What the task requires »
Report, word for word, every line of the material that contains "chart".

══════

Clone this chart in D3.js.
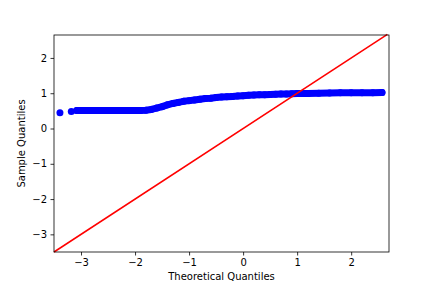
<!DOCTYPE html>
<html>
<head>
<meta charset="utf-8">
<script src="https://d3js.org/d3.v7.min.js"></script>
<style>
  body { margin: 0; background: white; }
  text { font-family: "DejaVu Sans", sans-serif; }
</style>
</head>
<body>
<svg id="chart" width="432" height="288"></svg>
<script>
// theoretical quantiles (x) and sample quantiles (y)
var theoretical = [-3.39, -3.18, -3.08, -2.9, -2.7, -2.5, -2.3, -2.1, -1.9, -1.8, -1.7, -1.6, -1.5, -1.4, -1.3, -1.2, -1.1, -1.0,
                   -0.9, -0.8, -0.7, -0.6, -0.5, -0.4, -0.3, -0.2, -0.1, 0, 0.1, 0.2, 0.3, 0.4, 0.5, 0.6, 0.7, 0.8, 0.9, 1.0,
                   1.2, 1.4, 1.6, 1.8, 2.0, 2.2, 2.4, 2.57];
var sample = [0.45, 0.48, 0.51, 0.51, 0.51, 0.51, 0.51, 0.51, 0.51, 0.52, 0.54, 0.58, 0.62, 0.67, 0.71, 0.74, 0.77, 0.79,
              0.81, 0.83, 0.85, 0.86, 0.88, 0.89, 0.90, 0.91, 0.92, 0.93, 0.94, 0.95, 0.955, 0.96, 0.965, 0.97, 0.975, 0.98, 0.985, 0.99,
              0.995, 1.0, 1.005, 1.01, 1.01, 1.015, 1.015, 1.02];
// 45 degree reference line
var lineEnds = [-3.5, 2.67];
var xTicks = [-3, -2, -1, 0, 1, 2];
var yTicks = [-3, -2, -1, 0, 1, 2];

var mLeft = 54, mRight = 389, mTop = 35, mBottom = 252;
var svg = d3.select("#chart");

var x = d3.scaleLinear().domain([-3.5, 2.7]).range([mLeft, mRight]);
var y = d3.scaleLinear().domain([-3.5, 2.65]).range([mBottom, mTop]);

var pts = theoretical.map(function(t, i) { return [t, sample[i]]; });

// thick band through the dense part of the sample
var line = d3.line().x(function(d) { return x(d[0]); }).y(function(d) { return y(d[1]); });
svg.append("path")
  .attr("d", line(pts.slice(2)))
  .attr("fill", "none")
  .attr("stroke", "#0000ff")
  .attr("stroke-width", 7)
  .attr("stroke-linecap", "round")
  .attr("stroke-linejoin", "round");

svg.selectAll("circle.pt")
  .data(pts)
  .enter()
  .append("circle")
  .attr("class", "pt")
  .attr("cx", function(d) { return x(d[0]); })
  .attr("cy", function(d) { return y(d[1]); })
  .attr("r", 3.5)
  .attr("fill", "#0000ff");

svg.append("line")
  .attr("x1", x(lineEnds[0])).attr("y1", y(lineEnds[0]))
  .attr("x2", x(lineEnds[1])).attr("y2", y(lineEnds[1]))
  .attr("stroke", "#ff0000")
  .attr("stroke-width", 1.5);

var fmt = function(d) { return d < 0 ? "\u2212" + Math.abs(d) : d; };

var xAxis = svg.append("g")
  .attr("transform", "translate(0," + mBottom + ")")
  .call(d3.axisBottom(x).tickValues(xTicks).tickFormat(fmt).tickSizeInner(3.5).tickSizeOuter(0).tickPadding(3.5));
var yAxis = svg.append("g")
  .attr("transform", "translate(" + mLeft + ",0)")
  .call(d3.axisLeft(y).tickValues(yTicks).tickFormat(fmt).tickSizeInner(3.5).tickSizeOuter(0).tickPadding(3.5));
[xAxis, yAxis].forEach(function(a) {
  a.select(".domain").remove();
  a.selectAll("line").attr("stroke", "#000").attr("stroke-width", 0.8);
  a.selectAll("text").attr("font-size", 10).attr("fill", "#000").attr("font-family", "DejaVu Sans");
});

svg.append("rect")
  .attr("x", mLeft).attr("y", mTop)
  .attr("width", mRight - mLeft).attr("height", mBottom - mTop)
  .attr("fill", "none").attr("stroke", "#000").attr("stroke-width", 0.8);

svg.append("text")
  .attr("x", (mLeft + mRight) / 2).attr("y", 280)
  .attr("text-anchor", "middle").attr("font-size", 10)
  .text("Theoretical Quantiles");
svg.append("text")
  .attr("transform", "translate(25," + ((mTop + mBottom) / 2) + ") rotate(-90)")
  .attr("text-anchor", "middle").attr("font-size", 10)
  .text("Sample Quantiles");
</script>
</body>
</html>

══════

Result below »
Clone this chart in D3.js.
<svg id="chart" width="432" height="288"></svg>
var svg = d3.select("#chart");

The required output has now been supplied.